PARBOABOA, Jakarta - Sidang Perselisihan Hasil Pemilihan Umum (PHPU) 2024 di Mahkamah Konstitusi terus berlanjut.
Dalam sidang ini, Pakar Ekonomi Basri Faisal dihadirkan oleh Tim Hukum Nasional Anies Baswedan-Muhaimin Iskandar sebagai ahli.
Dalam pemaparan materinya, yang mengusung tema, "Bansos Menjelang Pemilu 2024 Sangat Ugal-Ugalan untuk Memenangkan Prabowo-Gibran", Faisal menyoroti politik gentong babi atau pork barrel politics.
"Teori ini tumbuh dan berkembang di Amerika Serikat (AS)," jelasnya di sidang Mahkamah Konstitusi, Senin (1/4/2024).
Pork barrel politics di negeri Paman Sam itu berupa proyek-proyek mercusuar seperti jembatan dan sebagainya.
Sementara di Indonesia, politik gentong babi meliputi sembako yang dibagikan lewat program bantuan sosial atau bansos.
Lebih lanjut, ia menjelaskan, praktik pork barrel politics di negara-negara berkembang menjadi berbeda karena pendapatannya masih rendah, angka kemiskinannya tinggi.
Memahami Politik Getong Royong
Menurut Antonius Saragintan dan Syahrul Hidayat dalam buku "Politik Pork Barrel di Indonesia" (2011), politik gentong babi dipahami sebagai usaha petahana untuk menggelontorkan dan mengalokasikan sejumlah dana dengan tujuan tertentu.
Dalam konteks politik, "tujuan" merujuk pada usaha untuk terpilih dan menjabat kembali.

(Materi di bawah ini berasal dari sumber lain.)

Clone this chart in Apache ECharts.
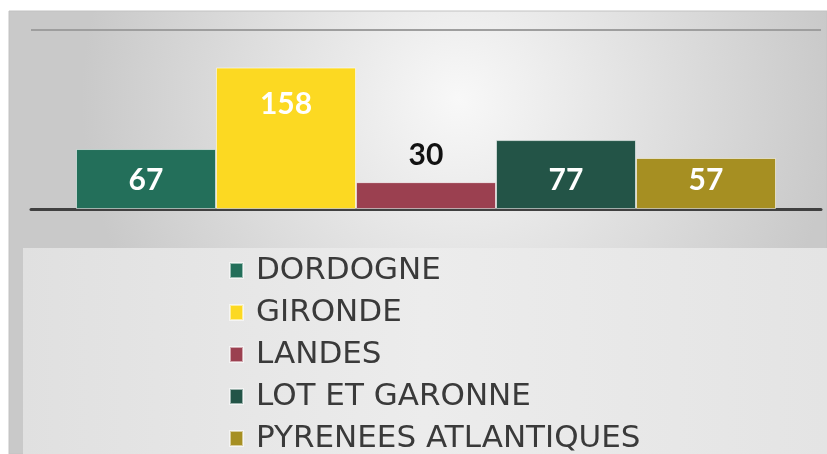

Sementara Perludem.org, dalam artikel "Bahaya Politik Gentong Babi di Pilkada", mengatakan bahwa pemberian bantuan sosial menjelang pemilu termasuk jenis pork barrel atau politik gentong babi.
Dilansir dari Investopedia, Rabu (3/04/2024), istilah ini pertama kali muncul pada tahun 1700-an.
Pada tahun tersebut, sebelum adanya pendingin, daging babi diasinkan dan diawetkan dalam tong kayu yang masing-masing dapat menampung lebih dari 30 galon.
Pemandangan bagaimana daging babi tersebut mudah "mencelupkan diri ke dalam gentong" dipahami sebagai gambaran dari rakyat yang “tercelup” dan menjadi bagian dari praktik politik uang dalam jumlah yang besar.
Istilah ini pertama kali diperkenalkan oleh penulis dan sejarawan Edward Everett Hale, pada 1863 melalui cerita "The Children of the Public".
Dalam kurun waktu sepuluh tahun setelah itu, istilah politik gentong babi ini mengalami perluasan makna yakni, pengeluaran dana publik oleh seorang politisi untuk kepentingan sekelompok kecil orang dengan tujuan untuk memperoleh dukungan dalam bentuk suara atau sumbangan kampanye.
Kemudian pada era modern, istilah ini lebih dipahami sebagai suatu kegiatan pembelanjaan.
Pembelanjaan dalam gentong babi memiliki makna pembelanjaan yang sia-sia pada proyek-proyek pekerjaan umum lokal yang nilainya meragukan.
Selain itu, pembelanjaan ini dinilai sebagai usaha mengeluarkan dana dalam rangka politik elektoral.